Paper No. 87-9
Presentation Time: 10:15 AM
AN EXTINCTION OF OPEN-OCEAN SHARKS 19 MA AND ITS IMPACT ON MODERN PELAGIC ECOSYSTEM STRUCTURE
Sharks are significant top predators in nearly all marine ecosystems, however their populations have been decimated in recent decades: shark finning, overfishing, pollution, climate change, and other anthropogenic stressors have pushed 400 million year old clade to the brink of extinction. However, this is not the first time that shark populations have suddenly and dramatically declined in marine environments.

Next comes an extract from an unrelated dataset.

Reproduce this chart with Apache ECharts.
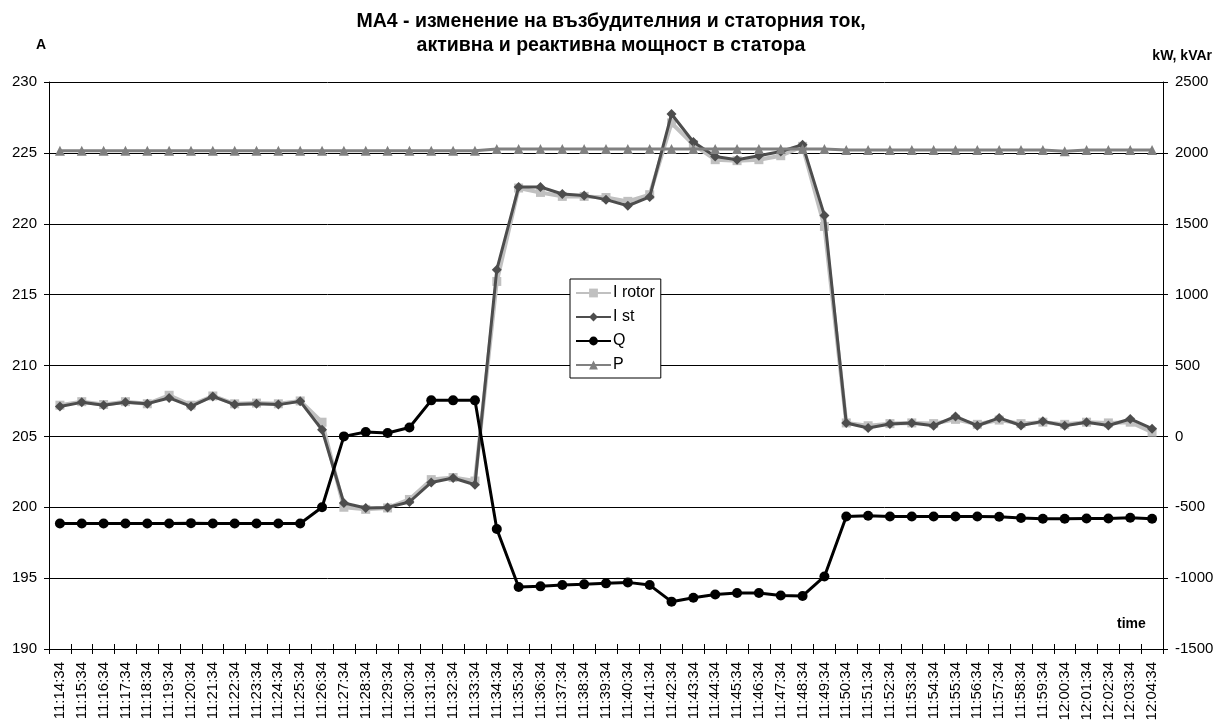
<!DOCTYPE html>
<html>
<head>
<meta charset="utf-8">
<script src="https://cdn.jsdelivr.net/npm/echarts@6/dist/echarts.min.js"></script>
<style>
html,body{margin:0;padding:0;background:#fff;}
#c{width:1218px;height:724px;}
</style>
</head>
<body>
<div id="c"></div>
<script>
var categories = ['11:14:34','11:15:34','11:16:34','11:17:34','11:18:34','11:19:34','11:20:34','11:21:34','11:22:34','11:23:34',
'11:24:34','11:25:34','11:26:34','11:27:34','11:28:34','11:29:34','11:30:34','11:31:34','11:32:34','11:33:34',
'11:34:34','11:35:34','11:36:34','11:37:34','11:38:34','11:39:34','11:40:34','11:41:34','11:42:34','11:43:34',
'11:44:34','11:45:34','11:46:34','11:47:34','11:48:34','11:49:34','11:50:34','11:51:34','11:52:34','11:53:34',
'11:54:34','11:55:34','11:56:34','11:57:34','11:58:34','11:59:34','12:00:34','12:01:34','12:02:34','12:03:34','12:04:34'];

var iRotor = [207.2,207.45,207.25,207.45,207.3,207.9,207.2,207.85,207.3,207.35,
207.3,207.5,206.0,200.0,199.85,199.95,200.55,201.95,202.1,201.85,
215.93,222.52,222.21,221.93,221.93,221.85,221.58,222.05,227.11,225.58,
224.52,224.45,224.52,224.8,225.46,219.81,205.95,205.75,205.9,205.95,
205.9,206.2,205.85,206.15,205.9,206.0,205.85,206.0,205.95,206.0,205.3];

var iSt = [207.11,207.40,207.19,207.40,207.31,207.71,207.11,207.82,207.24,207.31,
207.24,207.47,205.47,200.30,199.95,199.99,200.37,201.75,202.06,201.59,
216.76,222.59,222.59,222.10,222.0,221.70,221.27,221.89,227.74,225.77,
224.75,224.52,224.80,225.10,225.58,220.59,205.94,205.59,205.87,205.94,
205.75,206.41,205.75,206.30,205.77,206.06,205.75,205.99,205.77,206.23,205.54];

var qVals = [-615,-615,-615,-615,-615,-615,-612,-615,-615,-615,
-615,-615,-500,0,31,24,63,254,254,254,
-653,-1063,-1058,-1049,-1044,-1037,-1030,-1049,-1166,-1138,
-1115,-1105,-1105,-1122,-1126,-988,-565,-560,-565,-565,
-565,-565,-565,-567,-576,-581,-581,-579,-579,-574,-581];

var pVals = [2015,2015,2015,2015,2015,2015,2015,2015,2015,2015,
2015,2015,2015,2015,2015,2015,2015,2015,2015,2015,
2028,2028,2028,2028,2028,2028,2028,2028,2028,2028,
2028,2028,2028,2028,2028,2028,2020,2020,2020,2020,
2020,2020,2020,2020,2020,2020,2012,2020,2020,2020,2020];

var leftTicks = {min:190, max:230, interval:5};
var rightTicks = {min:-1500, max:2500, interval:500};

var FONT = 'Liberation Sans';
var chart = echarts.init(document.getElementById('c'), null, {renderer:'canvas'});

function plain(v){ return String(v); }

function tickAxisY(pos, t){
  return {type:'value', position:pos, min:t.min, max:t.max, interval:t.interval,
    axisLine:{show:false, onZero:false}, axisLabel:{show:false}, splitLine:{show:false},
    axisTick:{show:true, inside:true, length:5, lineStyle:{color:'#000', width:1}}};
}

chart.setOption({
  animation:false,
  backgroundColor:'#fff',
  title:{
    text:'МА4 - изменение на възбудителния и статорния ток,\nактивна и реактивна мощност в статора',
    left:606, top:5, textAlign:'center',
    textStyle:{fontFamily:FONT, fontSize:19.5, fontWeight:'bold', color:'#000', lineHeight:24}
  },
  legend:{
    orient:'vertical', left:570, top:279,
    padding:[6,6,5,5], itemGap:8, itemWidth:35, itemHeight:11,
    backgroundColor:'#fff', borderColor:'#000', borderWidth:1,
    textStyle:{fontFamily:FONT, fontSize:16, lineHeight:16, color:'#000', padding:[0,0,0,-3]},
    data:['I rotor','I st','Q','P']
  },
  grid:{left:49, right:55, top:82, bottom:75},
  xAxis:[{
    type:'category', data:categories, boundaryGap:true,
    axisLine:{show:true, onZero:false, lineStyle:{color:'#000', width:1}},
    axisTick:{show:true, length:5, interval:0, lineStyle:{color:'#000'}},
    axisLabel:{interval:0, rotate:90, margin:13, fontFamily:FONT, fontSize:15, color:'#000'},
    splitLine:{show:false}
  },{
    type:'category', data:categories, boundaryGap:true, position:'bottom',
    axisLine:{show:false, onZero:false}, axisLabel:{show:false}, splitLine:{show:false},
    axisTick:{show:true, inside:true, length:5, interval:0, lineStyle:{color:'#000'}}
  }],
  yAxis:[{
    type:'value', position:'left', min:leftTicks.min, max:leftTicks.max, interval:leftTicks.interval,
    axisLine:{show:true, onZero:false, lineStyle:{color:'#000', width:1}},
    axisTick:{show:true, length:5, lineStyle:{color:'#000'}},
    axisLabel:{margin:12, fontFamily:FONT, fontSize:15, color:'#000', formatter:plain},
    splitLine:{show:true, lineStyle:{color:'#000', width:1}}
  },{
    type:'value', position:'right', min:rightTicks.min, max:rightTicks.max, interval:rightTicks.interval,
    axisLine:{show:true, onZero:false, lineStyle:{color:'#000', width:1}},
    axisTick:{show:true, length:5, lineStyle:{color:'#000'}},
    axisLabel:{margin:12, fontFamily:FONT, fontSize:15, color:'#000', formatter:plain},
    splitLine:{show:false}
  },
  tickAxisY('left', leftTicks),
  tickAxisY('right', rightTicks)
  ],
  graphic:[
    {type:'text', left:36, top:38, style:{text:'A', fontFamily:FONT, fontSize:14, fontWeight:'bold', fill:'#000'}},
    {type:'text', right:6, top:49, style:{text:'kW, kVAr', fontFamily:FONT, fontSize:14, fontWeight:'bold', fill:'#000'}},
    {type:'text', left:1117, top:617, style:{text:'time', fontFamily:FONT, fontSize:14, fontWeight:'bold', fill:'#000'}}
  ],
  series:[
    {name:'I rotor', type:'line', xAxisIndex:0, yAxisIndex:0, data:iRotor,
     symbol:'rect', symbolSize:9, itemStyle:{color:'#c0c0c0'}, lineStyle:{color:'#c0c0c0', width:4}, z:2},
    {name:'I st', type:'line', xAxisIndex:0, yAxisIndex:0, data:iSt,
     symbol:'diamond', symbolSize:10, itemStyle:{color:'#4d4d4d'}, lineStyle:{color:'#4d4d4d', width:3}, z:3},
    {name:'Q', type:'line', xAxisIndex:0, yAxisIndex:1, data:qVals,
     symbol:'circle', symbolSize:10, itemStyle:{color:'#000'}, lineStyle:{color:'#000', width:3}, z:4},
    {name:'P', type:'line', xAxisIndex:0, yAxisIndex:1, data:pVals,
     symbol:'triangle', symbolSize:10, itemStyle:{color:'#808080'}, lineStyle:{color:'#808080', width:3}, z:5}
  ]
});
</script>
</body>
</html>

Here, we investigate a rapid transition during the Early Miocene, approximately 19-20 million years ago (Ma), when shark fossils, particularly isolated dermal scales (denticles), virtually disappeared from open-ocean sediments, reducing in absolute abundance by >90%. We investigated this dramatic reduction of sharks in the open ocean by developing a morphological framework for description and classification of denticles, and using the system to classify morphological variation in over 1000 fossil denticles from DSDP Site 596, in the South Pacific Gyre and ODP Site 886 in the North Pacific Gyre spanning 40 Ma to present, as well as 130 species of extant elasmobranchs, to create a catalog of modern denticle diversity. We find that there are two major types of denticles in open-ocean sediments: denticles with parallel or near-parallel ridges (‘linear denticles’) that are typically associated with modern sharks, and denticles with complex, intersecting ridge-patterns (‘geometric denticles’). Prior to 20 Ma, geometric denticles were common in assemblages, with a diverse range of morphotypes present, however in sediments younger than 20 Ma, geometric denticles are extremely rare, with only one of the >20 geometric morphotypes persisting through the extinction horizon. Linear denticles also show a reduction in both morphological diversity and abundance across the event, though to a lesser extent than the geometric denticles. This event occurred independently of any major known global climate change event, and approximately 3-5 million years prior to radiations in other large marine predator clades such as beaked whales, tunas, and mysticetes. This significant extinction marks a tipping point for pelagic marine vertebrate communities, redefining how marine top predators make a living in open ocean habitats, and setting the stage for the middle-Miocene radiations in large pelagic clades dominant in the open ocean today.